To be done: Write the entries below out again exactly; any picture in them stays out.

---------- Data to process ----------

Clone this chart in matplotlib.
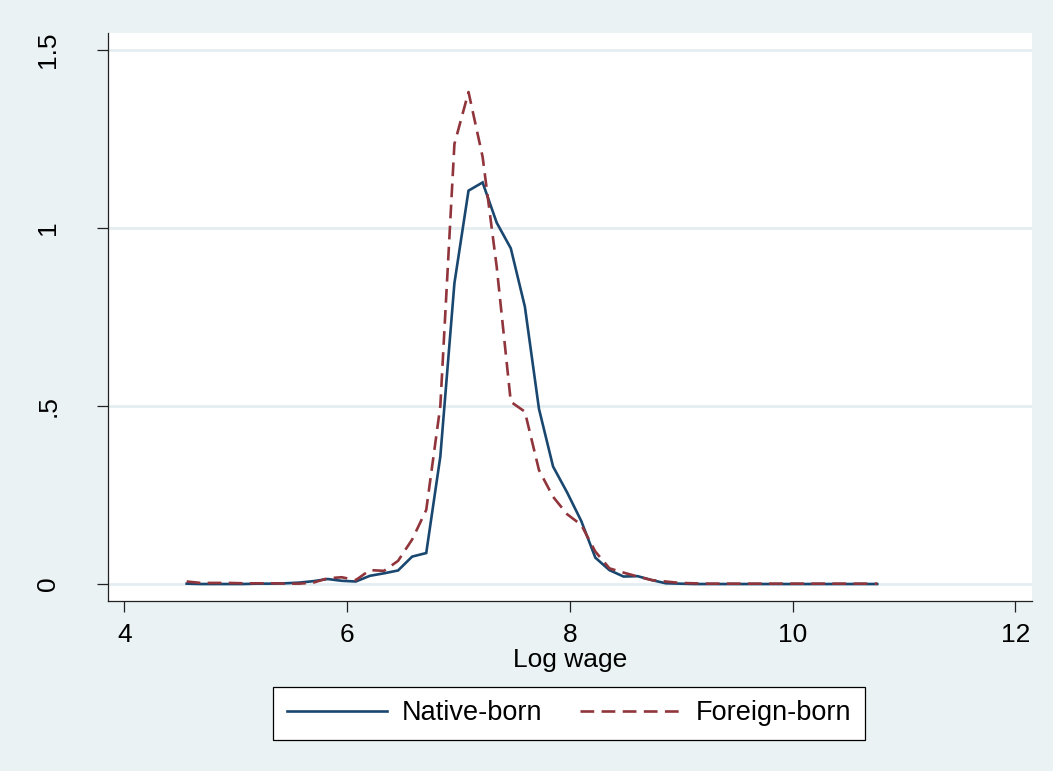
import numpy as np
import matplotlib
matplotlib.use("Agg")
import matplotlib.pyplot as plt

# ---- data ----
x_start, x_end, n_points = 4.56, 10.76, 50
log_wage = np.linspace(x_start, x_end, n_points)

native_born = [0.001, 0.000, 0.000, 0.000, 0.000, 0.001, 0.001, 0.002, 0.004, 0.008,
               0.014, 0.009, 0.007, 0.023, 0.030, 0.038, 0.077, 0.087, 0.358, 0.845,
               1.105, 1.128, 1.015, 0.943, 0.779, 0.492, 0.330, 0.257, 0.177, 0.074,
               0.039, 0.021, 0.022, 0.011, 0.002, 0.001, 0.000, 0.000, 0.000, 0.000,
               0.000, 0.000, 0.000, 0.000, 0.000, 0.000, 0.000, 0.000, 0.000, 0.000]

foreign_born = [0.007, 0.003, 0.003, 0.003, 0.002, 0.002, 0.002, 0.001, 0.001, 0.004,
                0.016, 0.019, 0.011, 0.039, 0.037, 0.065, 0.125, 0.208, 0.500, 1.236,
                1.382, 1.200, 0.891, 0.512, 0.484, 0.320, 0.245, 0.196, 0.166, 0.091,
                0.044, 0.032, 0.021, 0.011, 0.007, 0.003, 0.002, 0.001, 0.001, 0.001,
                0.001, 0.001, 0.001, 0.001, 0.001, 0.001, 0.001, 0.001, 0.001, 0.001]

x_ticks = [4, 6, 8, 10, 12]
y_ticks = [0, 0.5, 1, 1.5]
y_tick_labels = ["0", ".5", "1", "1.5"]
series_labels = ["Native-born", "Foreign-born"]
x_label = "Log wage"

# ---- style ----
plt.rcParams["font.family"] = ["Liberation Sans", "DejaVu Sans"]
bg = "#EAF2F3"
grid_c = "#E4EEF0"
navy = "#1A476F"
maroon = "#90353B"

W, H = 1053, 771
fig = plt.figure(figsize=(W / 100, H / 100), dpi=100, facecolor=bg)
ax = fig.add_axes([107.7 / W, 1 - 600.7 / H, (1032 - 107.7) / W, (600.7 - 33.3) / H])
ax.set_facecolor("white")

ax.plot(log_wage, native_born, color=navy, lw=1.9, label=series_labels[0],
        solid_joinstyle="miter", zorder=3)
ax.plot(log_wage, foreign_born, color=maroon, lw=1.9, label=series_labels[1],
        dashes=(5.2, 2.8), zorder=3)

ax.set_xlim(3.851, 12.15)
ax.set_ylim(-0.0469, 1.547)
ax.set_xticks(x_ticks)
ax.set_yticks(y_ticks)
ax.set_yticklabels(y_tick_labels, rotation=90, va="center")

for yv in y_ticks:
    ax.axhline(yv, color=grid_c, lw=2.0, zorder=1)

for s in ["top", "right"]:
    ax.spines[s].set_visible(False)
for s in ["left", "bottom"]:
    ax.spines[s].set_color("#222222")
    ax.spines[s].set_linewidth(0.9)

ax.tick_params(axis="both", direction="out", length=8, width=0.9, color="#222222",
               labelsize=19, labelcolor="black")
ax.tick_params(axis="x", pad=8)
ax.tick_params(axis="y", pad=26)

ax.set_xlabel(x_label, fontsize=19, labelpad=1)

leg = fig.legend(loc="center", bbox_to_anchor=(569 / W, 1 - 713.5 / H), ncol=2,
                 fontsize=19.5, frameon=True, fancybox=False, edgecolor="black",
                 facecolor="white", framealpha=1, handlelength=3.7,
                 handletextpad=0.55, columnspacing=1.4, borderpad=0.5,
                 borderaxespad=0)
leg.get_frame().set_linewidth(0.9)

fig.savefig("out.png", dpi=100, facecolor=bg)
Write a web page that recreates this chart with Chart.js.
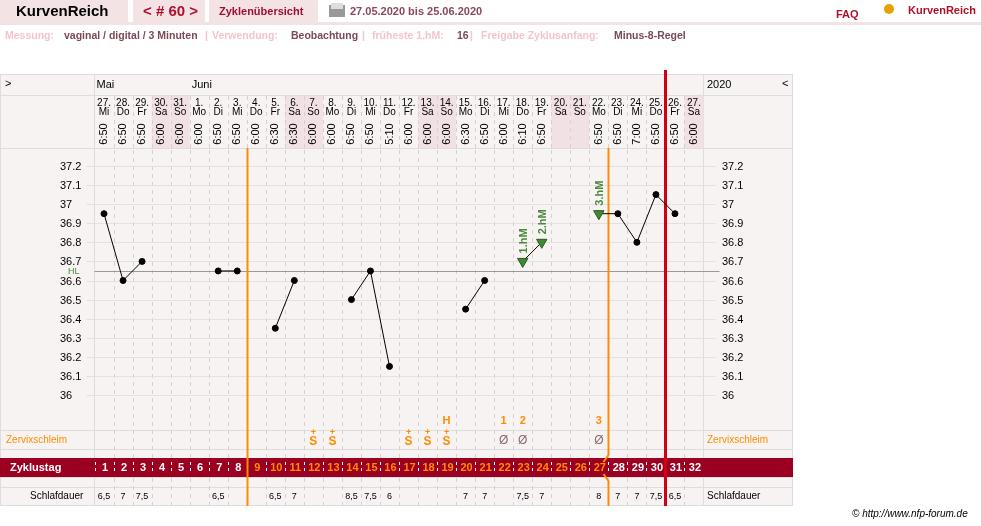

----------

Exercise solution:
Clone this chart in matplotlib.
import numpy as np
import matplotlib
matplotlib.use("Agg")
import matplotlib.pyplot as plt

# ---- data ----
x_start, x_end, n_points = 4.56, 10.76, 50
log_wage = np.linspace(x_start, x_end, n_points)

native_born = [0.001, 0.000, 0.000, 0.000, 0.000, 0.001, 0.001, 0.002, 0.004, 0.008,
               0.014, 0.009, 0.007, 0.023, 0.030, 0.038, 0.077, 0.087, 0.358, 0.845,
               1.105, 1.128, 1.015, 0.943, 0.779, 0.492, 0.330, 0.257, 0.177, 0.074,
               0.039, 0.021, 0.022, 0.011, 0.002, 0.001, 0.000, 0.000, 0.000, 0.000,
               0.000, 0.000, 0.000, 0.000, 0.000, 0.000, 0.000, 0.000, 0.000, 0.000]

foreign_born = [0.007, 0.003, 0.003, 0.003, 0.002, 0.002, 0.002, 0.001, 0.001, 0.004,
                0.016, 0.019, 0.011, 0.039, 0.037, 0.065, 0.125, 0.208, 0.500, 1.236,
                1.382, 1.200, 0.891, 0.512, 0.484, 0.320, 0.245, 0.196, 0.166, 0.091,
                0.044, 0.032, 0.021, 0.011, 0.007, 0.003, 0.002, 0.001, 0.001, 0.001,
                0.001, 0.001, 0.001, 0.001, 0.001, 0.001, 0.001, 0.001, 0.001, 0.001]

x_ticks = [4, 6, 8, 10, 12]
y_ticks = [0, 0.5, 1, 1.5]
y_tick_labels = ["0", ".5", "1", "1.5"]
series_labels = ["Native-born", "Foreign-born"]
x_label = "Log wage"

# ---- style ----
plt.rcParams["font.family"] = ["Liberation Sans", "DejaVu Sans"]
bg = "#EAF2F3"
grid_c = "#E4EEF0"
navy = "#1A476F"
maroon = "#90353B"

W, H = 1053, 771
fig = plt.figure(figsize=(W / 100, H / 100), dpi=100, facecolor=bg)
ax = fig.add_axes([107.7 / W, 1 - 600.7 / H, (1032 - 107.7) / W, (600.7 - 33.3) / H])
ax.set_facecolor("white")

ax.plot(log_wage, native_born, color=navy, lw=1.9, label=series_labels[0],
        solid_joinstyle="miter", zorder=3)
ax.plot(log_wage, foreign_born, color=maroon, lw=1.9, label=series_labels[1],
        dashes=(5.2, 2.8), zorder=3)

ax.set_xlim(3.851, 12.15)
ax.set_ylim(-0.0469, 1.547)
ax.set_xticks(x_ticks)
ax.set_yticks(y_ticks)
ax.set_yticklabels(y_tick_labels, rotation=90, va="center")

for yv in y_ticks:
    ax.axhline(yv, color=grid_c, lw=2.0, zorder=1)

for s in ["top", "right"]:
    ax.spines[s].set_visible(False)
for s in ["left", "bottom"]:
    ax.spines[s].set_color("#222222")
    ax.spines[s].set_linewidth(0.9)

ax.tick_params(axis="both", direction="out", length=8, width=0.9, color="#222222",
               labelsize=19, labelcolor="black")
ax.tick_params(axis="x", pad=8)
ax.tick_params(axis="y", pad=26)

ax.set_xlabel(x_label, fontsize=19, labelpad=1)

leg = fig.legend(loc="center", bbox_to_anchor=(569 / W, 1 - 713.5 / H), ncol=2,
                 fontsize=19.5, frameon=True, fancybox=False, edgecolor="black",
                 facecolor="white", framealpha=1, handlelength=3.7,
                 handletextpad=0.55, columnspacing=1.4, borderpad=0.5,
                 borderaxespad=0)
leg.get_frame().set_linewidth(0.9)

fig.savefig("out.png", dpi=100, facecolor=bg)
Write a web page that recreates this chart with Chart.js.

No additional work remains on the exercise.